The lines traced out by vortex centers in a moving reference frame tend to a spacing of 1.54 at the cylinder where the vortexes are born (first figure). The pitch between adjacent vortex centers rises from zero to a maximum value of 5.57 within 8 cylinder diameters downstream, then declines slowly (second figure). The spacing ratio, 1.54/5.57 = 0.277, is close to 0.281, the value extracted by Von Kármán using linear stability analysis on an infinite array of point vortexes.

Repeating this step at Re = 140 gives a spacing ratio of 1.30/4.89 = 0.266, using simulations from the wide domain (red circles and blue squares). I've also included symbols for the narrow domain (purple diamonds and green triangles). The closeness of the channel sides in the narrow domain noticeably affects the lateral span of the vortex street. Nevertheless, the vortex street tends to the same width at the cylinder as found in the wide domain.

The pitch is relatively flat over much of the channel in the wide domain. It oscillates somewhat in the narrow domain, though not very much.

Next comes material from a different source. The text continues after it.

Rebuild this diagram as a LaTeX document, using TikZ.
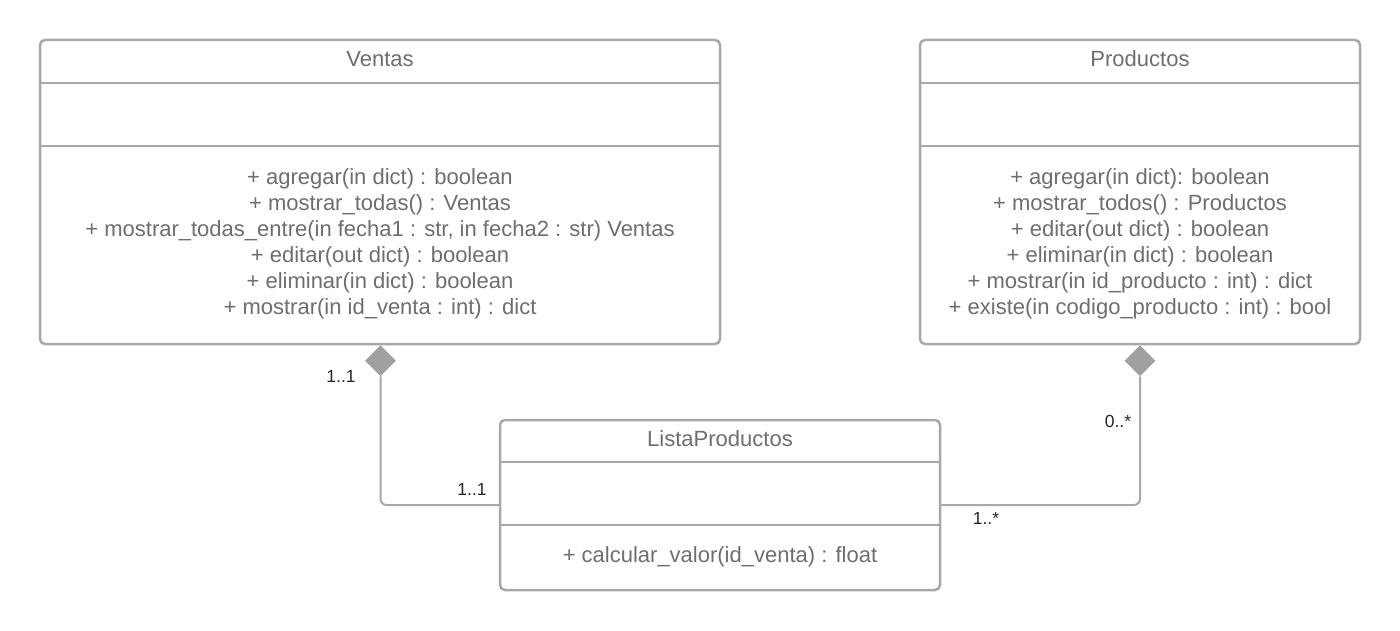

The simulations demonstrate that vortex shedding does not undergo any significant qualitative change between onset of wake formation at Re = 40 and the transition to unsteady oscillation at Re = 175.

9. Wrap up

I am finding that it takes every tool in the kit to understand a time-dependent flow. Streamlines, particle paths, or streaklines are not enough on their own. It really takes all three of them. Quantitative measures are needed, too. Critical point plots and eigenanalysis contribute more insights. I think every tool invoked in this study added value to it. I say this because I don't believe there is any commercial software available today that could be used to replicate this analysis to any great extent without extraordinary effort.

Appendix — Unstable steady state solutions, Re > 40

For Reynolds number greater than approximately 40, an unstable wake forms, yet steady state solutions can be computed to much higher values of Re. A turning point is encountered at Re = 405. Streamlines are shown here on the stable side of the turning point.

The vortexes attached to the rear of the cylinder have grown enormously large. This solution is only stable in the sense that no real eigenmodes have crossed the imaginary axis. It will never be realized in practice because the solution is highly unstable to the Hopf bifurcation that causes the wake to oscillate at much lower Reynolds number.

Proceeding around the first turning point, we head towards lower Reynolds number and find another turning point at Re = 242. A second real eigenvalue crosses the axis at this turning point, making the steady solution doubly unstable to real modes. This branch can be followed to much higher Reynolds number, but it is uninteresting. Below I show streamlines at Re = 300 on the three branches thus identified:

—Zero unstable real modes (first branch, 0 < Re < 405)

—One unstable real mode (second branch, 405 > Re > 242):

—Two unstable real modes (third branch, 242 < Re < ?)

Everyone knows this flow develops an oscillatory wake at low Reynolds numbers, so the existence of these steady solutions is unlikely to fool anyone. However, very few types of flow are understood nearly so well as this one. Approaching this flow blindly, it is easy to compute these solutions, but difficult to detect their instability to the Hopf bifurcation. Perturbing the flow and integrating for a long time is necessary. Detecting the Hopf bifurcation by computing eigenvalues is really hard unless you already know its period. It is easy to go astray when simulating a flow that is less familiar.

There is another small point of interest in all this. At the second turning point, a second real mode crosses the imaginary axis, therefore both branches connected to this turning point are unstable. Many people know that a turning point marks a change of stability, but a commonly held misunderstanding is that an unstable flow will always return to stable at a turning point. This happens when a real mode that crosses the imaginary axis at the first turning point returns to the left hand side of the complex plane at the second turning point. But it also sometimes happens as shown here that an additional mode goes unstable, making an unstable solution more so.